23 de agosto de 2012 | 03h05
Depois de ouvir de tudo, inclusive a assustadora afirmação de que "a vida útil do livro está cada vez mais curta", proferida por representante de uma das maiores editoras brasileiras, ficou evidente que a solução, de resto, óbvia, para os problemas que o livro enfrenta no cumprimento de sua missão civilizadora passa realmente por pôr o assunto em pauta nos foros adequados. A ameaça ao advento de novas obras clássicas e permanentes, implícita no fato de que a vida útil do livro está "cada vez mais curta", é rigorosamente verdadeira quando considerada do ponto de vista míope e ganancioso do tipo de gestão predominante no negócio editorial. Mas como este não é, obviamente, o único ângulo pelo qual a questão pode ser levada em conta, vale a pena perseverar na discussão, pelo menos para quem ainda acredita que a literatura brasileira tem um papel importante a cumprir na formação cultural de nossa gente.
A grande dificuldade é que parece existir, em todos os círculos que se poderia imaginar interessados nessa discussão, um certo pudor, se não desinteresse, em pô-la em pauta. De qualquer modo, como sugestão à reflexão, proponho a hipótese de que o atual status de nosso mercado editorial - de modo particular no segmento trade, aquele que produz títulos para comercialização principalmente em livrarias - é sustentado por quatro pilares.
O primeiro é exatamente a ação do big business, representado pela conjugação de interesses das grandes casas publicadoras com os das grandes cadeias do varejo. Aí não há muito a fazer. É assim que a banda toca mundo afora. Livro também é negócio e os negociantes têm o direito de agir como se livro e lata de salsicha fossem, como produto, a mesmíssima coisa. Alguns deles, talvez por desencargo de consciência, ainda abrem seus catálogos e estantes a escritores brasileiros de ficção, mas para edições limitadas a tiragens mínimas e sem nenhum investimento importante em divulgação. Quando se trata de ficção, o grande negócio editorial reserva-se o direito de investir pesado quase que exclusivamente em títulos com histórico de sucesso lá fora, que aqui chegam precedidos pelos ecos desse sucesso.
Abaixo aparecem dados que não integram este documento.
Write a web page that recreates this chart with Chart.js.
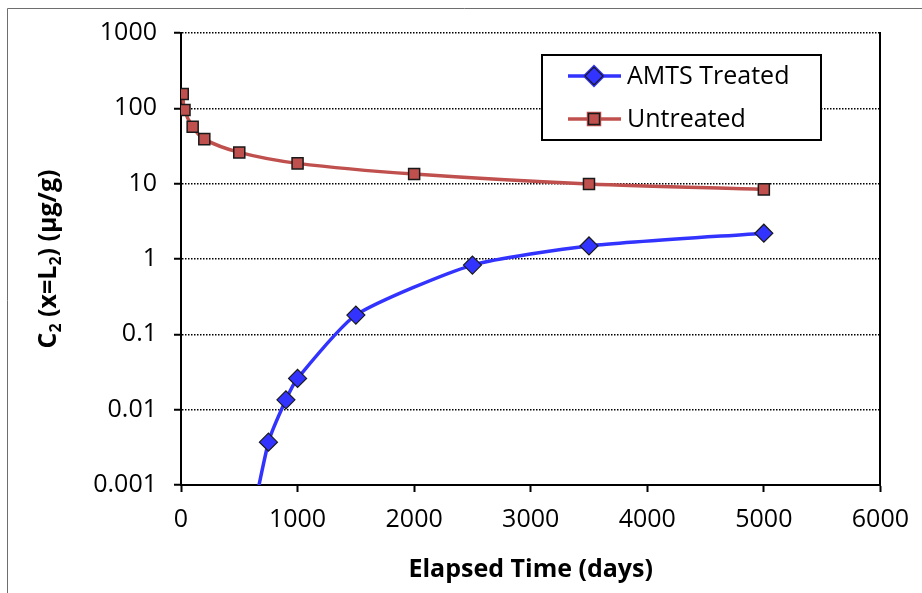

É a lógica do mercado, em que o consumo de massa - coisa que ainda estamos longe de ter por aqui - implica necessariamente conteúdos mais acessíveis ao leitor comum, menos exigente ou preparado intelectualmente. A diferença é que culturas mais sólidas e enraizadas, como as do Primeiro Mundo, são naturalmente mais imunes às apelações editoriais que, entre nós, acabam concorrendo predatoriamente com a boa e necessária literatura brasileira.
O segundo pilar é a mídia, que, quando se trata de livro, se limita - competentemente, justiça seja feita - às questões estritamente literárias, de preferência as mais sofisticadas, passando ao largo da discussão, quando não ignorando olimpicamente o fato de enorme relevância cultural de que o nível dos conteúdos publicados está cada vez mais sofrível e, principalmente, de que a dispendiosa loteria do best-seller está sitiando a literatura brasileira no reduto das pequenas e médias editoras, ou das casas publicadoras públicas ou acadêmicas, que atuam quase que marginalmente no mercado.
O terceiro pilar é a falta de políticas públicas destinadas a corrigir as distorções do mercado editorial, como a concentração, que favorece os interesses econômico-financeiros em detrimento dos culturais. Se é o pequeno e médio negócio editorial que ainda se preocupa com os conteúdos relevantes, embora frequentemente problemáticos do ponto de vista comercial, por que não se desenvolve uma agressiva política de apoio a esse pequeno e médio negócio? Entidades representativas desses segmentos dispõem de sugestões para políticas públicas inovadoras e reguladoras das distorções do mercado, como programas de financiamento e incentivos fiscais mais generosos e eficientes do que aqueles que já são compartilhados com as grandes empresas do setor. O brasileiro já lê pouco. Não faz sentido permitir que leia cada vez pior.
Finalmente, uma questão delicada, com enorme potencial de ferir melindres: o quarto pilar a sustentar o atual status do mercado editorial brasileiro é o comportamento dos próprios escritores brasileiros. Especialmente daqueles que desfrutam de reconhecimento e prestígio e que, exatamente por isso, teriam condições de se fazer ouvir. Mas a maioria prefere se instalar na zona de conforto que conquistou e se conformar até mesmo com o fato de que a venda de suas obras está quase sempre muito aquém de seu potencial mínimo, pelo simples fato de que as editoras se recusam a investir nelas em tiragem e divulgação. Lista de mais vendidos, portanto, nem pensar!